━━━ Source data ━━━
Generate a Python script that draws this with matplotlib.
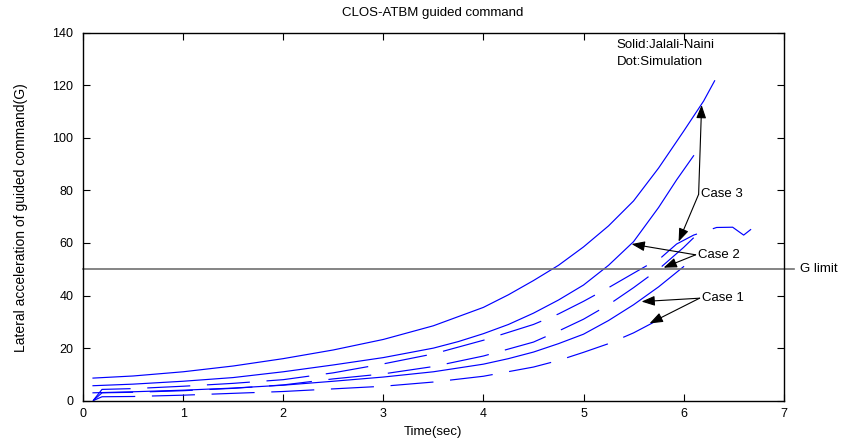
import matplotlib
matplotlib.use("Agg")
import matplotlib.pyplot as plt

plt.rcParams['font.family'] = ['Liberation Sans', 'DejaVu Sans']
plt.rcParams['lines.scale_dashes'] = False

# ---- data ----
s3_t = [0.1, 0.5, 1.0, 1.5, 2.0, 2.5, 3.0, 3.5, 4.0, 4.25, 4.5, 4.75, 5.0, 5.25, 5.5, 5.75, 6.0, 6.2, 6.31]
s3_y = [8.6, 9.4, 11.0, 13.2, 16.0, 19.3, 23.3, 28.5, 35.5, 40.3, 45.7, 51.5, 58.5, 66.5, 76.0, 88.5, 102.5, 114.0, 121.7]

s2_t = [0.1, 0.5, 1.0, 1.5, 2.0, 2.5, 3.0, 3.5, 3.75, 4.0, 4.25, 4.5, 4.75, 5.0, 5.25, 5.5, 5.75, 5.93, 6.1]
s2_y = [5.7, 6.3, 7.4, 8.8, 11.0, 13.6, 16.4, 20.0, 22.5, 25.5, 29.0, 33.3, 38.3, 44.0, 51.5, 60.5, 73.5, 84.0, 93.2]

s1_t = [0.1, 0.5, 1.0, 1.5, 2.0, 2.5, 3.0, 3.5, 4.0, 4.25, 4.5, 4.75, 5.0, 5.25, 5.5, 5.75, 6.0]
s1_y = [3.0, 3.4, 4.0, 4.8, 5.9, 7.4, 9.0, 11.0, 13.9, 16.0, 18.5, 21.7, 25.3, 30.5, 36.5, 43.3, 51.0]

d3_t = [0.1, 0.19, 0.5, 1.0, 1.5, 2.0, 2.5, 3.0, 3.5, 4.0, 4.5, 4.75, 5.0, 5.25, 5.5, 5.78, 5.93, 6.1, 6.33, 6.49, 6.6, 6.7]
d3_y = [0.0, 4.3, 4.6, 5.5, 6.6, 8.0, 10.6, 14.0, 17.8, 23.0, 29.0, 33.0, 37.8, 43.0, 48.5, 54.6, 59.6, 63.0, 65.9, 66.0, 63.0, 66.0]

d2_t = [0.1, 0.19, 0.5, 1.0, 1.5, 2.0, 2.5, 3.0, 3.5, 4.0, 4.5, 4.75, 5.0, 5.25, 5.5, 5.75, 6.0, 6.19]
d2_y = [0.0, 3.0, 3.2, 3.8, 4.7, 6.0, 8.3, 10.2, 13.0, 17.0, 22.3, 26.5, 31.0, 36.5, 43.0, 50.0, 58.3, 65.3]

d1_t = [0.1, 0.19, 0.5, 1.0, 1.5, 2.0, 2.5, 3.0, 3.5, 4.0, 4.5, 4.75, 5.0, 5.25, 5.5, 5.75, 5.91]
d1_y = [0.0, 1.5, 1.6, 2.1, 2.8, 3.5, 4.5, 5.5, 7.1, 9.3, 12.8, 15.3, 18.4, 21.7, 25.8, 30.8, 35.2]

g_limit = 50
x_ticks = [0, 1, 2, 3, 4, 5, 6, 7]
y_ticks = [0, 20, 40, 60, 80, 100, 120, 140]

# annotations: (label, text position, [arrow heads])
case_labels = [
    ("Case 3", (6.15, 78.5), [(6.18, 112.5), (5.95, 60.5)]),
    ("Case 2", (6.12, 55.5), [(5.48, 59.6), (5.80, 50.6)]),
    ("Case 1", (6.16, 39.0), [(5.58, 37.7), (5.66, 29.4)]),
]

# ---- figure ----
fig = plt.figure(figsize=(8.61, 4.44), dpi=100)
ax = fig.add_axes([83/861, 1-400.7/444, 700.7/861, 368/444])

blue = (0, 0, 1)
lw = 0.85
for t, y in [(s3_t, s3_y), (s2_t, s2_y), (s1_t, s1_y)]:
    ax.plot(t, y, color=blue, lw=lw, solid_joinstyle='round')
for t, y in [(d3_t, d3_y), (d2_t, d2_y), (d1_t, d1_y)]:
    ax.plot(t, y, color=blue, lw=lw, dashes=(31, 12))

ax.plot([0, 7.1], [g_limit, g_limit], color='#707070', lw=1.2, clip_on=False)
ax.text(7.16, g_limit, "G limit", fontsize=9.5, ha='left', va='center')

for label, (tx, ty), heads in case_labels:
    for hx, hy in heads:
        ax.annotate("", xy=(hx, hy), xytext=(tx, ty),
                    arrowprops=dict(arrowstyle='-|>,head_length=0.8,head_width=0.3',
                                    color='k', lw=0.8,
                                    mutation_scale=10, shrinkA=0, shrinkB=0))
    ax.text(tx + 0.02, ty, label, fontsize=9.5, ha='left', va='center')

ax.text(5.33, 135.3, "Solid:Jalali-Naini", fontsize=9.5, ha='left', va='center')
ax.text(5.33, 128.9, "Dot:Simulation", fontsize=9.5, ha='left', va='center')

ax.set_xlim(0, 7)
ax.set_ylim(0, 140)
ax.set_xticks(x_ticks)
ax.set_yticks(y_ticks)
ax.tick_params(direction='in', length=5, width=0.8, top=True, right=True,
               labelsize=9)
ax.tick_params(axis='x', pad=5)
ax.tick_params(axis='y', pad=7)
for s in ax.spines.values():
    s.set_linewidth(1.0)

fig.text(433/861, 1-13/444, "CLOS-ATBM guided command", fontsize=9.5,
         ha='center', va='center')
fig.text(433/861, 1-432/444, "Time(sec)", fontsize=9.5, ha='center', va='center')
fig.text(21/861, 1-218/444, "Lateral acceleration of guided command(G)",
         fontsize=10, rotation=90, ha='center', va='center')

fig.savefig("out.png", dpi=100)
━━━
Exercise details :: Starting at the top of the listing above, reproduce each line up to and including the one with "36.5, 43.3, 51.0]"; omit the pictures.

Solution to this task ::
Generate a Python script that draws this with matplotlib.
import matplotlib
matplotlib.use("Agg")
import matplotlib.pyplot as plt

plt.rcParams['font.family'] = ['Liberation Sans', 'DejaVu Sans']
plt.rcParams['lines.scale_dashes'] = False

# ---- data ----
s3_t = [0.1, 0.5, 1.0, 1.5, 2.0, 2.5, 3.0, 3.5, 4.0, 4.25, 4.5, 4.75, 5.0, 5.25, 5.5, 5.75, 6.0, 6.2, 6.31]
s3_y = [8.6, 9.4, 11.0, 13.2, 16.0, 19.3, 23.3, 28.5, 35.5, 40.3, 45.7, 51.5, 58.5, 66.5, 76.0, 88.5, 102.5, 114.0, 121.7]

s2_t = [0.1, 0.5, 1.0, 1.5, 2.0, 2.5, 3.0, 3.5, 3.75, 4.0, 4.25, 4.5, 4.75, 5.0, 5.25, 5.5, 5.75, 5.93, 6.1]
s2_y = [5.7, 6.3, 7.4, 8.8, 11.0, 13.6, 16.4, 20.0, 22.5, 25.5, 29.0, 33.3, 38.3, 44.0, 51.5, 60.5, 73.5, 84.0, 93.2]

s1_t = [0.1, 0.5, 1.0, 1.5, 2.0, 2.5, 3.0, 3.5, 4.0, 4.25, 4.5, 4.75, 5.0, 5.25, 5.5, 5.75, 6.0]
s1_y = [3.0, 3.4, 4.0, 4.8, 5.9, 7.4, 9.0, 11.0, 13.9, 16.0, 18.5, 21.7, 25.3, 30.5, 36.5, 43.3, 51.0]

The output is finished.